Weighted average home

United States prices

Commerce Department dumping in review

1 March

$100

$200

$100

$100

15 March

$200

$200

$200

No dumping

30 March

$300

$200

$300

No dumping

 

Dumping margin in original investigation: 0.0%

Dumping margin for administrative review 16.7%: [(100)/600)]

 

Although this practice is dubious in light of WTO standards, the practice continues. The Appellate Body has declared 'zeroing' to be WTO-inconsistent, but has considered this issue only in the context of an original investigation. The applicability of this same logic in the context of an administrative review has not yet been tested. Given the wording of Article 2 of the Anti-Dumping Agreement, however, it may be difficult to challenge such practices in administrative reviews. There have been other WTO panel decisions accepting the idea that different rules should apply to original investigations and administrative reviews.

 

Modification in model-matching methodology

 

During an administrative review, the Commerce Department will follow the same practice of using the applicable CONNUM to find identical or most similar home market matches. In an administrative review, however, there is also a time element that does not exist during an original investigation. During an administrative review, the Commerce Department limits its search for an identical or similar match to a six-month period which includes the month of the individual sale plus three months before and two months after.

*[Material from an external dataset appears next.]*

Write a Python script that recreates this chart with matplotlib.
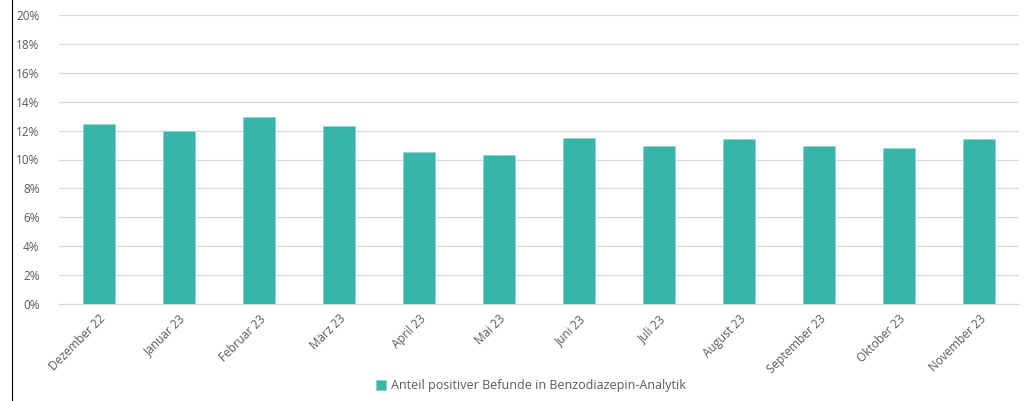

In short, the six-month period becomes part of the model-match test.

 

For example, for a United States transaction in April 1999, the Commerce Department would limit its search for the most similar CONNUM to home market sales from 1 January 1999 through 30 June 1999. If no identical or similar match (which passes the 'difmer' test) can be found in this six-month period, then the Commerce Department will use constructed value to calculate the dumping margin for that transaction.